> [Stated problem]:
Retype the data exactly, from its first line to the line containing "const yRangePct = [0.05, 99.95];", including both, and skip any picture.

------------------------

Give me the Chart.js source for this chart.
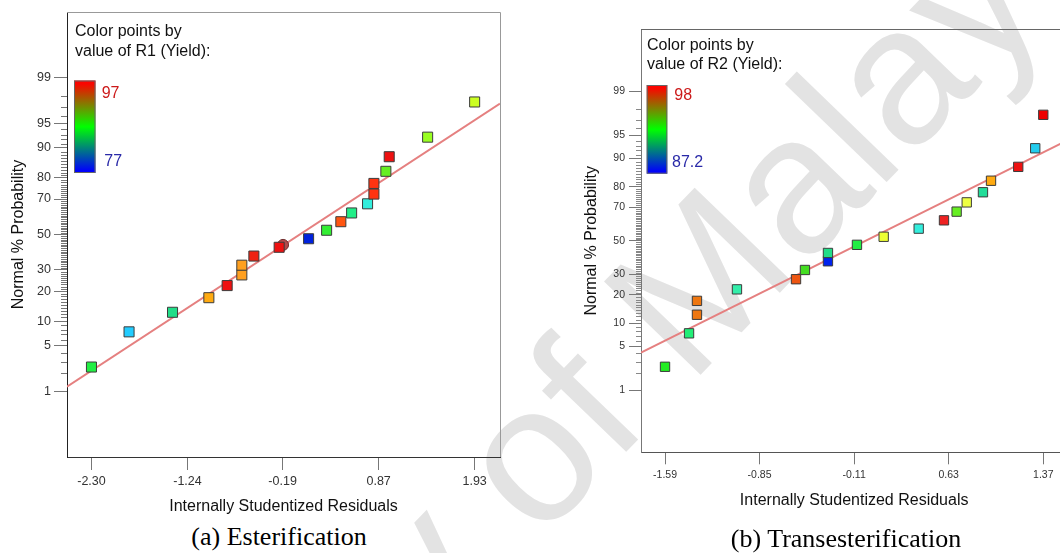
<!DOCTYPE html>
<html>
<head>
<meta charset="utf-8">
<script src="https://cdn.jsdelivr.net/npm/chart.js@4.4.1/dist/chart.umd.min.js"></script>
<style>
  html, body { margin: 0; padding: 0; background: #fff; overflow: hidden; }
  #page { position: relative; width: 1060px; height: 553px; overflow: hidden; background: #fff; }
  #mark { position: absolute; left: 0; top: 0; }
  canvas { position: absolute; top: 0; }
  .caption { position: absolute; font-family: "Liberation Serif", "Times New Roman", serif; font-size: 26px;
             line-height: 30px; color: #000; white-space: nowrap; transform: translateX(-50%); }
</style>
</head>
<body>
<div id="page">
  <svg id="mark" width="1060" height="553">
    <text id="markText" x="0" y="0" font-family="Liberation Sans, Arial, sans-serif"
          font-size="195" fill="#e3e3e3">University of Malaya</text>
  </svg>
  <canvas id="chartA" width="530" height="522" style="left:0px"></canvas>
  <canvas id="chartB" width="560" height="525" style="left:560px"></canvas>
  <div class="caption" id="capA" style="left:279px; top:522px">(a) Esterification</div>
  <div class="caption" id="capB" style="left:846px; top:524px">(b) Transesterification</div>
</div>
<script>
// ---- normal probability axis ticks (percent) ----
const yMajorTicks = [1, 5, 10, 20, 30, 50, 70, 80, 90, 95, 99];
const yRangePct = [0.05, 99.95];

// ---- (a) Esterification: R1 (Yield) ----
const residualsA = [-2.30, -1.885, -1.405, -1.004, -0.802, -0.640, -0.640, -0.507, -0.228, 0.097,
                    0.296, 0.453, 0.572, 0.748, 0.818, 0.818, 0.950, 0.987, 1.411, 1.93];
const probabilityA = [2.5, 7.5, 12.5, 17.5, 22.5, 27.5, 32.5, 37.5, 42.5, 47.5,
                      52.5, 57.5, 62.5, 67.5, 72.5, 77.5, 82.5, 87.5, 92.5, 97.5];
const pointColorsA = ['#22ee44', '#22ccff', '#22dd88', '#ffaa11', '#ee1111', '#ffa020', '#ffa020', '#ee2211',
                      '#ee1111', '#0022dd', '#33ee33', '#ff5511', '#22ee88', '#33eedd', '#ff3311', '#ff3311',
                      '#66ee22', '#ee1111', '#99ff22', '#ccff22'];
const fitLineA = [{ x: -2.57, p: 1.22 }, { x: 2.21, p: 97.35 }];
const markedPointA = [{ x: -0.185, p: 43.9 }];
const xTicksA = [-2.30, -1.24, -0.19, 0.87, 1.93];
const xRangeA = [-2.57, 2.21];
const keyTitleA = ['Color points by', 'value of R1 (Yield):'];
const keyMaxA = '97', keyMinA = '77';

// ---- (b) Transesterification: R2 (Yield) ----
const residualsB = [-1.59, -1.402, -1.340, -1.340, -1.027, -0.565, -0.495, -0.315, -0.315, -0.088,
                    0.121, 0.395, 0.593, 0.692, 0.771, 0.898, 0.961, 1.174, 1.307, 1.37];
const probabilityB = [2.5, 7.5, 12.5, 17.5, 22.5, 27.5, 32.5, 37.5, 42.5, 47.5,
                      52.5, 57.5, 62.5, 67.5, 72.5, 77.5, 82.5, 87.5, 92.5, 97.5];
const pointColorsB = ['#22ee22', '#22ee77', '#ee7711', '#ee7711', '#33eeaa', '#ee5511', '#44dd22', '#0022ee',
                      '#22dd88', '#22ee44', '#eeff33', '#33eedd', '#ee2222', '#66ee22', '#eeff44', '#22dd99',
                      '#ffaa11', '#ee1111', '#22ccee', '#ee0000'];
const fitLineB = [{ x: -1.778, p: 4.09 }, { x: 1.558, p: 94.1 }];
const xTicksB = [-1.59, -0.85, -0.11, 0.63, 1.37];
const xRangeB = [-1.778, 1.558];
const keyTitleB = ['Color points by', 'value of R2 (Yield):'];
const keyMaxB = '98', keyMinB = '87.2';

// Diagonal background text: centre of its "o" (index 11) goes to this spot
(function placeMark() {
  const t = document.getElementById('markText');
  const fs = 195, idx = 11, target = [540, 468], angle = -46;
  const cx = t.getStartPositionOfChar(idx).x + t.getSubStringLength(idx, 1) / 2;
  const cy = -0.26 * fs;
  t.setAttribute('transform', `translate(${target[0]} ${target[1]}) rotate(${angle}) translate(${-cx} ${-cy})`);
})();

// Inverse of the standard normal CDF (Acklam), percent in -> z out
function probit(pct) {
  const p = pct / 100;
  const a = [-3.969683028665376e+01, 2.209460984245205e+02, -2.759285104469687e+02, 1.383577518672690e+02, -3.066479806614716e+01, 2.506628277459239e+00];
  const b = [-5.447609879822406e+01, 1.615858368580409e+02, -1.556989798598866e+02, 6.680131188771972e+01, -1.328068155288572e+01];
  const c = [-7.784894002430293e-03, -3.223964580411365e-01, -2.400758277161838e+00, -2.549671020253380e+00, 4.374664141464968e+00, 2.938163982698783e+00];
  const d = [7.784695709041462e-03, 3.224671290700398e-01, 2.445134137142996e+00, 3.754408661907416e+00];
  const pl = 0.02425, ph = 1 - pl;
  let q, r;
  if (p < pl) {
    q = Math.sqrt(-2 * Math.log(p));
    return (((((c[0] * q + c[1]) * q + c[2]) * q + c[3]) * q + c[4]) * q + c[5]) / ((((d[0] * q + d[1]) * q + d[2]) * q + d[3]) * q + 1);
  }
  if (p <= ph) {
    q = p - 0.5; r = q * q;
    return (((((a[0] * r + a[1]) * r + a[2]) * r + a[3]) * r + a[4]) * r + a[5]) * q / (((((b[0] * r + b[1]) * r + b[2]) * r + b[3]) * r + b[4]) * r + 1);
  }
  q = Math.sqrt(-2 * Math.log(1 - p));
  return -(((((c[0] * q + c[1]) * q + c[2]) * q + c[3]) * q + c[4]) * q + c[5]) / ((((d[0] * q + d[1]) * q + d[2]) * q + d[3]) * q + 1);
}

const toPoints = (xs, ps) => xs.map((x, i) => ({ x, y: probit(ps[i]) }));
const toLine = pts => pts.map(d => ({ x: d.x, y: probit(d.p) }));

// Minor percent ticks, upper/right frame and the colour key
const probitKey = {
  id: 'probitKey',
  afterDraw(chart, args, o) {
    const { ctx, chartArea: a } = chart;
    const y = chart.scales.y;
    ctx.save();
    ctx.lineWidth = 1;
    ctx.strokeStyle = o.minorColor;
    ctx.beginPath();
    for (let p = 1; p <= 99; p++) {
      if (yMajorTicks.includes(p)) continue;
      const py = Math.round(y.getPixelForValue(probit(p))) + 0.5;
      ctx.moveTo(a.left - o.minorLength, py);
      ctx.lineTo(a.left, py);
    }
    ctx.stroke();

    const t = Math.round(a.top) + 0.5, r = Math.round(a.right) + 0.5;
    ctx.strokeStyle = o.frameColor;
    ctx.beginPath();
    ctx.moveTo(a.left, t); ctx.lineTo(r, t); ctx.lineTo(r, a.bottom);
    ctx.stroke();

    ctx.font = '16px "Liberation Sans", Arial, sans-serif';
    ctx.fillStyle = '#111';
    ctx.textAlign = 'left';
    ctx.textBaseline = 'alphabetic';
    o.title.forEach((line, i) => ctx.fillText(line, a.left + o.textX, a.top + o.textY[i]));

    const bx = a.left + o.bar[0], by = a.top + o.bar[1], bw = o.bar[2], bh = o.bar[3];
    const g = ctx.createLinearGradient(0, by, 0, by + bh);
    g.addColorStop(0, '#ff0000');
    g.addColorStop(0.04, '#f80800');
    g.addColorStop(0.5, '#00ff00');
    g.addColorStop(0.97, '#0004f8');
    g.addColorStop(1, '#0000ff');
    ctx.fillStyle = g;
    ctx.fillRect(bx, by, bw, bh);
    ctx.strokeStyle = '#666';
    ctx.strokeRect(bx + 0.5, by + 0.5, bw - 1, bh - 1);

    ctx.textBaseline = 'middle';
    ctx.fillStyle = '#cc1a1a';
    ctx.fillText(o.maxLabel, a.left + o.maxPos[0], a.top + o.maxPos[1]);
    ctx.fillStyle = '#2a2aa8';
    ctx.fillText(o.minLabel, a.left + o.minPos[0], a.top + o.minPos[1]);
    ctx.restore();
  }
};

function makeChart(id, cfg) {
  const datasets = [
    { type: 'line', data: toLine(cfg.fit), borderColor: '#e58080', borderWidth: 2, pointRadius: 0, order: 4 },
    { type: 'scatter', data: toPoints(cfg.xs, cfg.ps), pointStyle: 'rect', pointRadius: cfg.pointRadius,
      backgroundColor: cfg.colors, borderColor: '#3c3c3c', borderWidth: 1, order: 1 }
  ];
  if (cfg.marked) {
    datasets.push({ type: 'scatter', data: toLine(cfg.marked), pointStyle: 'circle', pointRadius: 5.5,
      backgroundColor: '#b24a4a', borderColor: '#6e2a2a', borderWidth: 1, order: 2 });
  }
  return new Chart(document.getElementById(id), {
    type: 'scatter',
    data: { datasets },
    plugins: [probitKey],
    options: {
      responsive: false,
      animation: false,
      events: [],
      layout: { padding: cfg.padding },
      plugins: { legend: { display: false }, tooltip: { enabled: false }, probitKey: cfg.key },
      scales: {
        x: {
          type: 'linear', min: cfg.xRange[0], max: cfg.xRange[1],
          afterBuildTicks: s => { s.ticks = cfg.xTicks.map(v => ({ value: v })); },
          afterFit: s => { s.height = cfg.xHeight; },
          ticks: { autoSkip: false, maxRotation: 0, padding: cfg.xTickPad, color: '#333',
                   font: { family: '"Liberation Sans", Arial, sans-serif', size: cfg.tickSize },
                   callback: v => v.toFixed(2) },
          grid: { drawOnChartArea: false, drawTicks: true, tickLength: cfg.xTickLen, tickColor: '#777' },
          border: { display: true, color: cfg.bottomColor, width: 1 },
          title: { display: true, text: 'Internally Studentized Residuals', color: '#111',
                   font: { family: '"Liberation Sans", Arial, sans-serif', size: 16 },
                   padding: { top: 0, bottom: cfg.xTitlePad } }
        },
        y: {
          type: 'linear', min: probit(yRangePct[0]), max: probit(yRangePct[1]),
          afterBuildTicks: s => { s.ticks = yMajorTicks.map(p => ({ value: probit(p) })); },
          afterFit: s => { s.width = cfg.yWidth; },
          ticks: { autoSkip: false, padding: cfg.yTickPad, color: '#333',
                   font: { family: '"Liberation Sans", Arial, sans-serif', size: cfg.tickSize },
                   callback: (v, i) => String(yMajorTicks[i]) },
          grid: { drawOnChartArea: false, drawTicks: true, tickLength: cfg.yTickLen, tickColor: '#777' },
          border: { display: true, color: cfg.leftColor, width: 1 },
          title: { display: true, text: 'Normal % Probability', color: '#111',
                   font: { family: '"Liberation Sans", Arial, sans-serif', size: 16 },
                   padding: { top: cfg.yTitlePad, bottom: 0 } }
        }
      }
    }
  });
}

makeChart('chartA', {
  xs: residualsA, ps: probabilityA, colors: pointColorsA, fit: fitLineA, marked: markedPointA,
  xTicks: xTicksA, xRange: xRangeA, pointRadius: 7.1,
  padding: { left: 0, top: 12, right: 30, bottom: 0 },
  xHeight: 65, yWidth: 67, tickSize: 12.5, xTickPad: 4.2, xTickLen: 13, yTickPad: 3, yTickLen: 13,
  xTitlePad: 5.7, yTitlePad: 9, bottomColor: '#333', leftColor: '#222',
  key: { title: keyTitleA, maxLabel: keyMaxA, minLabel: keyMinA, minorColor: '#777', minorLength: 6,
         frameColor: '#999', textX: 8, textY: [24, 44], bar: [7, 68.5, 21.5, 92.5],
         maxPos: [34.7, 82], minPos: [37.3, 150] }
});

makeChart('chartB', {
  xs: residualsB, ps: probabilityB, colors: pointColorsB, fit: fitLineB, marked: null,
  xTicks: xTicksB, xRange: xRangeB, pointRadius: 6.6,
  padding: { left: 0, top: 29.3, right: 52.7, bottom: 0 },
  xHeight: 72.7, yWidth: 81, tickSize: 10.5, xTickPad: 4.4, xTickLen: 12, yTickPad: 4, yTickLen: 12,
  xTitlePad: 14.7, yTitlePad: 22, bottomColor: '#555', leftColor: '#777',
  key: { title: keyTitleB, maxLabel: keyMaxB, minLabel: keyMinB, minorColor: '#888', minorLength: 5,
         frameColor: '#666', textX: 6, textY: [20.7, 39.7], bar: [5.7, 55.7, 20.6, 88.7],
         maxPos: [33.3, 66.7], minPos: [31, 133] }
});
</script>
</body>
</html>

------------------------

> [Written response]:
Give me the Chart.js source for this chart.
<!DOCTYPE html>
<html>
<head>
<meta charset="utf-8">
<script src="https://cdn.jsdelivr.net/npm/chart.js@4.4.1/dist/chart.umd.min.js"></script>
<style>
  html, body { margin: 0; padding: 0; background: #fff; overflow: hidden; }
  #page { position: relative; width: 1060px; height: 553px; overflow: hidden; background: #fff; }
  #mark { position: absolute; left: 0; top: 0; }
  canvas { position: absolute; top: 0; }
  .caption { position: absolute; font-family: "Liberation Serif", "Times New Roman", serif; font-size: 26px;
             line-height: 30px; color: #000; white-space: nowrap; transform: translateX(-50%); }
</style>
</head>
<body>
<div id="page">
  <svg id="mark" width="1060" height="553">
    <text id="markText" x="0" y="0" font-family="Liberation Sans, Arial, sans-serif"
          font-size="195" fill="#e3e3e3">University of Malaya</text>
  </svg>
  <canvas id="chartA" width="530" height="522" style="left:0px"></canvas>
  <canvas id="chartB" width="560" height="525" style="left:560px"></canvas>
  <div class="caption" id="capA" style="left:279px; top:522px">(a) Esterification</div>
  <div class="caption" id="capB" style="left:846px; top:524px">(b) Transesterification</div>
</div>
<script>
// ---- normal probability axis ticks (percent) ----
const yMajorTicks = [1, 5, 10, 20, 30, 50, 70, 80, 90, 95, 99];
const yRangePct = [0.05, 99.95];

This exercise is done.